Reading this post by the lovely Denise over at Listen Watch Read Share got me thinking about how we make our own luck in this world. And how even the harshest-seeming situations can be turned on their head to ensure a positive outcome.
I have had a more colourful past than most. I had a dysfunctional upbringing and left home at just 15. Certain things I went through as a child lead to major bouts of depression as a young adult. I was angry at the world back then, and felt very sorry for myself. I flirted heavily with the devil on many occasions. Made bad decisions. Did things I’m not proud of. Used to drink way too much, party way too much, and sleep with guys who I wouldn’t even look at sober let alone bump uglys with. Eventually I had a breakdown aged 22, and sought help via an amazing counsellor. She taught me that I needed distance from my destructive family, that I deserved to be loved and how to respect myself. Although she tried her hardest, she couldn’t get me to tackle my love of booze or getting obliterated. That would come later, along with breakdown number two.

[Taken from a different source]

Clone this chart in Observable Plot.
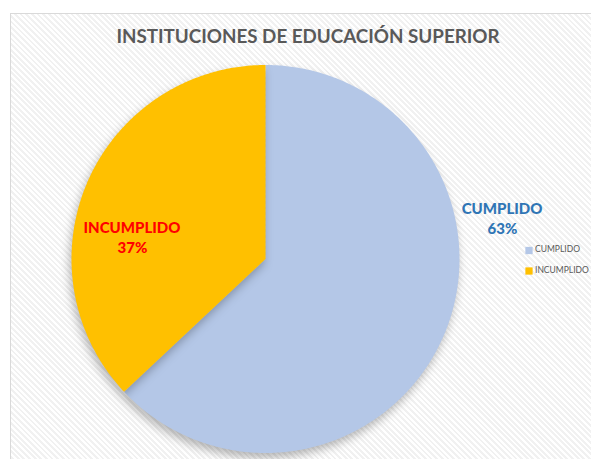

Ten years ago I was made redundant from the large bank I was working for. I toyed with the idea of getting on the property ladder but decided to go travelling instead and booked an around the world plane ticket. I had many adventures and met lots of interesting people, a good handful of them are still a part of my life to this day. The trip was the best decision I ever made – not least because it was where I met the love of my life. I’d been on the road for almost six months at that point, and in SE Asia for two. We met in a bar on Serendipity Beach. It was supposed to be my last night in the town before heading elsewhere, and it was his first night there.
I don’t know if it was love at first sight, but sparks definitely flew. We had six blissful weeks together and each day was an adventure. When we went our separate ways (him to Australia and me home) it was horrendous. After a couple of days in the UK I realised I was making a huge mistake, and within a fortnight I was on a flight heading down under. My future was uncertain and funds were fast running out, but I knew I would regret not going and seeing what could have been. We spent a year between Oz, the SE Asian country we met and home, then decided to head back to Asia more long term around our first anniversary.
It was all such a whirlwind, we didn’t have a solid plan and thought we’d look for English teaching jobs when we got there. After less than a week we were given the opportunity to set up a shop above an established charity. The previous occupant had left rather dramatically and they needed new folk upstairs that they could trust. A few weeks into being back things reached a very messy head with my family and I cut ties with them all. I was a complete state for a long time afterwards. Looking back I was totally incapable of setting up a new life in a country where we didn’t speak the language or have any real friends. We lasted almost a year, but things were not as we imagined they would be. Being a tourist in a place like that and living there as an ex-pat are two very different things, which we discovered the hard way.
When we returned home at the start of 2006 it was separately. We then had an awful ‘are they on again are they off again?’ relationship for the best part of the year. During this time I worked for a man who would give Meryl Streep a run for her money in the Devil Wears Prada. Breakdown number two came in the November, and I finally woke up to my addictions and got clean as they say in the movies. I also realised I was in great danger of losing the best thing had happened to me. Hubby gave me one last chance thank goodness, and we headed into 2007 under very different circumstances. I was no longer unable to have a glass of wine without finishing the bottle. I no longer had any interest in going out partying all night. I worked incredibly hard to became a better person than the one I was perhaps ‘destined’ to be given my background and start in life. At the beginning of 2008 I was presented with a beautiful diamond and we were married a year later, while pregnant with our 4yo. By then I didn’t have to work hard to be a better person, I already was one.
It hasn’t been sunshine and roses from then until now. Hubby and I have overcome massive obstacles since we became parents, and continue to do so on a weekly basis. I still have the odd moment whereby succumbing to the dark clouds is my only option. Just last week I had an awful day, woke up in a fowl mood and went to bed in one. But we’re all allowed an off day every now and then, and I don’t beat myself up for them like I used to.
There are people that you meet who seem to easily breeze through life. It’s as if they were born under a lucky star and it follows them everywhere. On the flip side some folk get the rawest end of the deal – I can’t even comprehend the pain of losing a child or husband. For most of us though, how we deal with the hand we are dealt determines our fortune. You can call me a plethora of things, but lucky is not one of them. I have taken massive risks over the years to obtain my happiness, and I have to work hard to maintain the status quo.
We all have control over our own destiny, and it is up to each of us to ensure that we live our lives being the best we can possibly be. I truly believe that anyone can change their ways – no matter how naughty or wicked. Anyone is capable of breaking away from what I call the cycle of dysfunction. You just have to want to badly enough.